Foster the People hasn’t been considered exciting in a long time. The group’s debut album, Torches, came out way back in 2011, and since then they’ve fallen out of the mainstream a bit. “Pumped Up Kicks” played ceaselessly on the radio back when it came out because it offered something new to mainstream radio. The beat was addicting like a pop song’s, but the lyrics were heavier and its instrumentation was more mature than that of a typical Top 40 hit. But the group hasn’t put out any other music since then that’s been as heavily played or as critically-acclaimed. On July 21, however, they dropped their third studio album, Sacred Hearts Club, and it continues along that trend. It’ll fly under the radar, not really getting a lot of recognition on either pop or alternative stations, since the music is something between the two and doesn't quite commit to an overarching theme that would help Foster the People find its niche.
But why does that have to matter? Foster the People provides very digestible music that’s fun to listen to, but is also pretty good. There are catchy hooks, smart lyrics, and sophisticated rhythms. It’s not a bad album, it just doesn’t really add much to the current musical landscape. And does it really need to be more than that? In a sea of politically-charged and devisive albums, Foster the People is providing us with feel-good music, and that feels a bit like a breath of fresh air.
For one thing, this album shared its release date with Lana Del Rey, Tyler, the Creator, and Meek Mill’s new albums. All three of these albums were met with press overload since these artists are characters in their own right and have multi-faceted albums that spur on conversation. First, there’s Meek Mill. Meek’s spent some time in jail, was in a relationship with Nicki Minaj, and had a feud with Drake. Before we even get to the first song, we can write an entire essay about what kind of diss lyrics to expect out of his album, and where he got the money to produce such a project after being in and out of jail and probation for the last few years. Whether his music is good or bad at this point is masked by all the other personal aspects of his life that take away from the quality of his raps. As evidence, I just wrote an entire paragraph on it and didn’t once mention a title for either the album or any of the songs.
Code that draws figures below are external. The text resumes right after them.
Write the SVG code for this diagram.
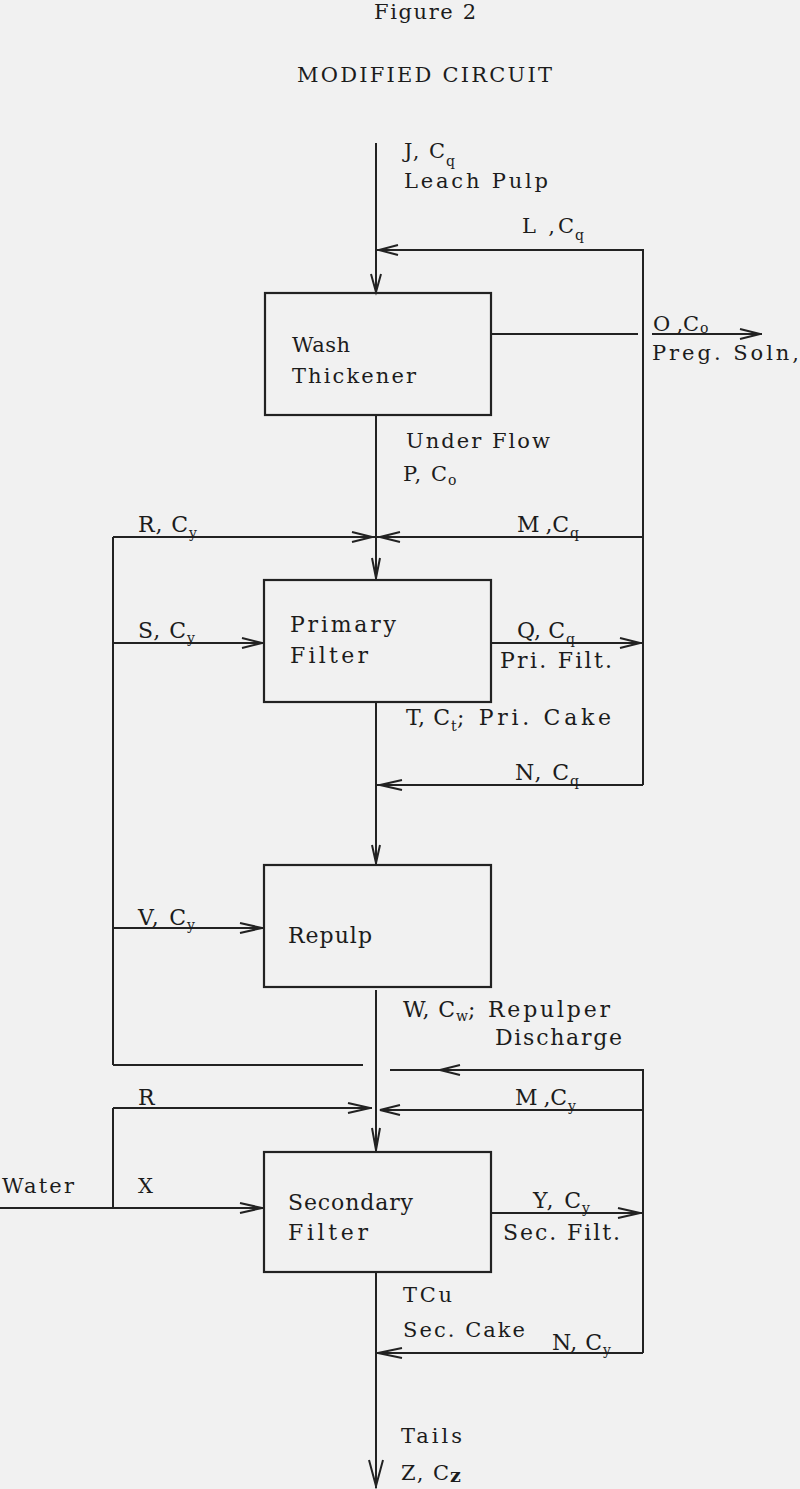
<svg xmlns="http://www.w3.org/2000/svg" width="800" height="1489" viewBox="0 0 800 1489">
<style>
.t{font-family:"DejaVu Serif","Liberation Serif",serif;font-size:21px;fill:#1c1c1c}
.s{font-family:"DejaVu Serif","Liberation Serif",serif;font-size:22px;fill:#1c1c1c}
.sub{font-size:14px}
.ln{stroke:#222;stroke-width:2;fill:none}
.box{stroke:#222;stroke-width:2.2;fill:none}
.ar{stroke:#222;stroke-width:2;fill:none;stroke-linejoin:miter}
</style>
<rect width="800" height="1489" fill="#f1f1f1"/>
<g id="title">
<text class="t" x="374" y="19" textLength="102" font-size="20">Figure 2</text>
<text class="t" x="297" y="82" textLength="255">MODIFIED CIRCUIT</text>
</g>
<g id="connectors">
<path class="ln" d="M376,143V293 M376,415V580 M376,702V865 M376,990V1152 M376,1272V1488"/>
<path class="ln" d="M376,250H643V785 M491,334H638 M652,334H762 M113,537H643 M113,537V1065 M113,643H264 M491,643H643 M376,785H643 M113,928H264 M113,1065H363 M390,1070H643V1353 M113,1108H372 M113,1108V1208 M380,1110H643 M0,1208H264 M491,1213H643 M376,1353H643"/>
<polyline class="ar" points="371,274 376,292 381,274"/>
<polyline class="ar" points="398,245 379,250 398,255"/>
<polyline class="ar" points="740,329 760,334 740,339"/>
<polyline class="ar" points="352,532 372,537 352,542"/>
<polyline class="ar" points="400,532 380,537 400,542"/>
<polyline class="ar" points="372,558 376,578 380,558"/>
<polyline class="ar" points="242,638 262,643 242,648"/>
<polyline class="ar" points="620,638 640,643 620,648"/>
<polyline class="ar" points="402,780 380,785 402,790"/>
<polyline class="ar" points="372,845 376,863 380,845"/>
<polyline class="ar" points="240,923 262,928 240,933"/>
<polyline class="ar" points="460,1065 440,1070 460,1075"/>
<polyline class="ar" points="348,1103 370,1108 348,1113"/>
<polyline class="ar" points="400,1105 380,1110 400,1115"/>
<polyline class="ar" points="372,1128 376,1150 380,1128"/>
<polyline class="ar" points="240,1203 262,1208 240,1213"/>
<polyline class="ar" points="618,1208 640,1213 618,1218"/>
<polyline class="ar" points="402,1348 378,1353 402,1358"/>
<polyline class="ar" points="369,1460 376,1486 383,1460"/>
</g>
<g id="wash-thickener">
<rect class="box" x="265" y="293" width="226" height="122"/>
<text class="t" x="292" y="352" textLength="58">Wash</text>
<text class="t" x="292" y="383" textLength="124">Thickener</text>
</g>
<g id="primary-filter">
<rect class="box" x="264" y="580" width="227" height="122"/>
<text class="s" x="290" y="632" textLength="106">Primary</text>
<text class="s" x="290" y="663" textLength="78">Filter</text>
</g>
<g id="repulp">
<rect class="box" x="264" y="865" width="227" height="122"/>
<text class="s" x="288" y="943" textLength="84">Repulp</text>
</g>
<g id="secondary-filter">
<rect class="box" x="264" y="1152" width="227" height="120"/>
<text class="s" x="288" y="1210" textLength="125">Secondary</text>
<text class="s" x="288" y="1240" textLength="80">Filter</text>
</g>
<g id="labels">
<text class="t"><tspan x="404" y="158" textLength="41">J, C</tspan><tspan class="sub" x="446" y="166">q</tspan></text>
<text class="t" x="404" y="188" textLength="144">Leach Pulp</text>
<text class="t"><tspan x="522" y="233" textLength="52">L ,C</tspan><tspan class="sub" x="575" y="240">q</tspan></text>
<text class="t"><tspan x="653" y="331" textLength="46">O ,C</tspan><tspan class="sub" x="700" y="333">o</tspan></text>
<text class="t" x="652" y="360" textLength="147">Preg. Soln,</text>
<text class="t" x="406" y="448" textLength="144">Under Flow</text>
<text class="t"><tspan x="403" y="481" textLength="44">P, C</tspan><tspan class="sub" x="448" y="485">o</tspan></text>
<text class="s"><tspan x="138" y="532" textLength="50">R, C</tspan><tspan class="sub" x="189" y="538">y</tspan></text>
<text class="s"><tspan x="517" y="532" textLength="52">M ,C</tspan><tspan class="sub" x="570" y="538">q</tspan></text>
<text class="s"><tspan x="138" y="638" textLength="48">S, C</tspan><tspan class="sub" x="187" y="643">y</tspan></text>
<text class="s"><tspan x="517" y="638" textLength="48">Q, C</tspan><tspan class="sub" x="566" y="644">q</tspan></text>
<text class="s" x="500" y="668" textLength="112">Pri. Filt.</text>
<text class="s"><tspan x="406" y="725" textLength="44">T, C</tspan><tspan class="sub" x="451" y="731">t</tspan><tspan x="457" y="725" textLength="154">; Pri. Cake</tspan></text>
<text class="s"><tspan x="515" y="780" textLength="54">N, C</tspan><tspan class="sub" x="570" y="786">q</tspan></text>
<text class="s"><tspan x="138" y="925" textLength="48">V, C</tspan><tspan class="sub" x="187" y="930">y</tspan></text>
<text class="s"><tspan x="403" y="1017" textLength="52">W, C</tspan><tspan class="sub" x="456" y="1021">w</tspan><tspan x="468" y="1017" textLength="142">; Repulper</tspan></text>
<text class="s" x="495" y="1045" textLength="127">Discharge</text>
<text class="s" x="138" y="1105">R</text>
<text class="s"><tspan x="515" y="1105" textLength="52">M ,C</tspan><tspan class="sub" x="568" y="1111">y</tspan></text>
<text class="t" x="2" y="1193" textLength="72">Water</text>
<text class="t" x="138" y="1193">X</text>
<text class="s"><tspan x="533" y="1208" textLength="48">Y, C</tspan><tspan class="sub" x="582" y="1213">y</tspan></text>
<text class="s" x="503" y="1240" textLength="117">Sec. Filt.</text>
<text class="t" x="403" y="1302" textLength="49">TCu</text>
<text class="t" x="403" y="1337" textLength="122">Sec. Cake</text>
<text class="s"><tspan x="552" y="1350" textLength="50">N, C</tspan><tspan class="sub" x="603" y="1355">y</tspan></text>
<text class="t" x="401" y="1443" textLength="61">Tails</text>
<text class="t"><tspan x="401" y="1480" textLength="48">Z, C</tspan><tspan x="450" y="1482" font-size="19" font-weight="bold">z</tspan></text>
</g>
</svg>
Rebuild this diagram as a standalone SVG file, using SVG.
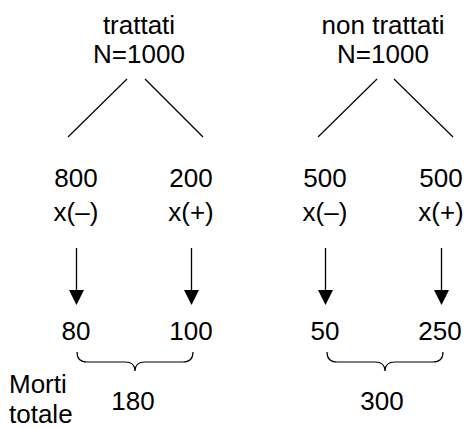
<svg xmlns="http://www.w3.org/2000/svg" width="466" height="428" viewBox="0 0 466 428">
<style>
text{font-family:"Liberation Sans",Arial,sans-serif;font-size:26px;fill:#000;text-anchor:middle}
.l{stroke:#000;stroke-width:1.2;fill:none}
.a{stroke:#000;stroke-width:1.3;fill:none}
.h{fill:#000;stroke:none}
</style>
<rect width="466" height="428" fill="#fff"/>
<g id="connectors">
<line class="l" x1="127" y1="79" x2="68" y2="137"/>
<line class="l" x1="145" y1="79" x2="203" y2="137"/>
<line class="l" x1="377" y1="79" x2="318" y2="137"/>
<line class="l" x1="394" y1="79" x2="453" y2="137"/>
<g>
<line class="a" x1="76.5" y1="248" x2="76.5" y2="292"/><path class="h" d="M69,290 L84,290 L76.5,305 Z"/>
<line class="a" x1="191.5" y1="248" x2="191.5" y2="292"/><path class="h" d="M184,290 L199,290 L191.5,305 Z"/>
<line class="a" x1="325.5" y1="248" x2="325.5" y2="292"/><path class="h" d="M318,290 L333,290 L325.5,305 Z"/>
<line class="a" x1="441.5" y1="248" x2="441.5" y2="292"/><path class="h" d="M434,290 L449,290 L441.5,305 Z"/>
</g>
<path class="l" d="M77,352 Q77,362 87,362 L125,362 Q135,362 135,371 Q135,362 145,362 L183,362 Q193,362 193,352"/>
<path class="l" d="M327,352 Q327,362 337,362 L375,362 Q385,362 385,371 Q385,362 395,362 L433,362 Q443,362 443,352"/>
</g>
<g id="trattati"><text x="139" y="34">trattati</text><text x="139" y="63">N=1000</text></g>
<g id="non-trattati"><text x="383" y="34">non trattati</text><text x="383" y="63">N=1000</text></g>
<g id="t-neg"><text x="76" y="187">800</text><text x="76" y="221">x(–)</text></g>
<g id="t-pos"><text x="191" y="187">200</text><text x="191" y="221">x(+)</text></g>
<g id="n-neg"><text x="325" y="187">500</text><text x="325" y="221">x(–)</text></g>
<g id="n-pos"><text x="441" y="187">500</text><text x="441" y="221">x(+)</text></g>
<g id="r80"><text x="76" y="340">80</text></g>
<g id="r100"><text x="191" y="340">100</text></g>
<g id="r50"><text x="325" y="340">50</text></g>
<g id="r250"><text x="440" y="340">250</text></g>
<g id="sum180"><text x="133" y="410">180</text></g>
<g id="sum300"><text x="382" y="410">300</text></g>
<g id="label"><text x="9" y="393" style="text-anchor:start">Morti</text><text x="9" y="423" style="text-anchor:start">totale</text></g>
</svg>
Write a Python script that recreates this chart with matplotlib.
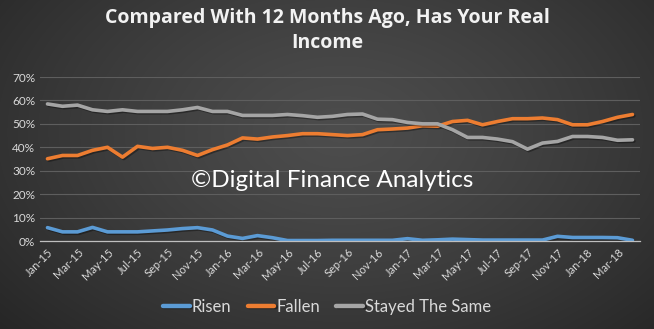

Next, there’s Lana Del Rey. Before this album, Lust for Life, even came out, she told her fans that this new release would have a political slant to it. And it certainly does, with many songs directly and indirectly referencing our current political climate, and Del Rey even retiring her signature American flag that she’s often seen waving behind her. Besides that, the singer’s music has always incited lots of interest, since she rides a line between mainstream and hipster and fuses modern pop with a hint of nostalgia. Her music is distinct from others in similar genres, so there’s lots to discuss regarding her newest release as well.
Finally, there’s Tyler, the Creator. Where do we even start with this enigmatic rapper? A quick Google search of his name yields a diverse array of articles, including ones about him hanging out with Frank Ocean, the “queer paradox” that surrounds him, and in-depth features in which journalists try to understand the innerworkings of this creative artist’s mind. It’s a lot to take in, and it doesn’t help that no one seems to share the same understanding of his music. That means that, instead of just putting his music on in the background to casually listen to, most people are listening to his songs intently in an attempt to place meaning behind his lyrics. The sonic quality of his music isn’t prioritized.
So now we’re back to Foster the People. There isn’t much to say about the lyrics or the diverse array of sounds in the new album because there isn’t a lot to comment on. But you know what you can do with this band’s music? Absolutely anything. Put it on and clean your house; it’ll make the time go by faster. Press play on the first song and jam out on your next car ride to the grocery store. It’s easy listening, and amongst today’s releases, that’s saying a lot.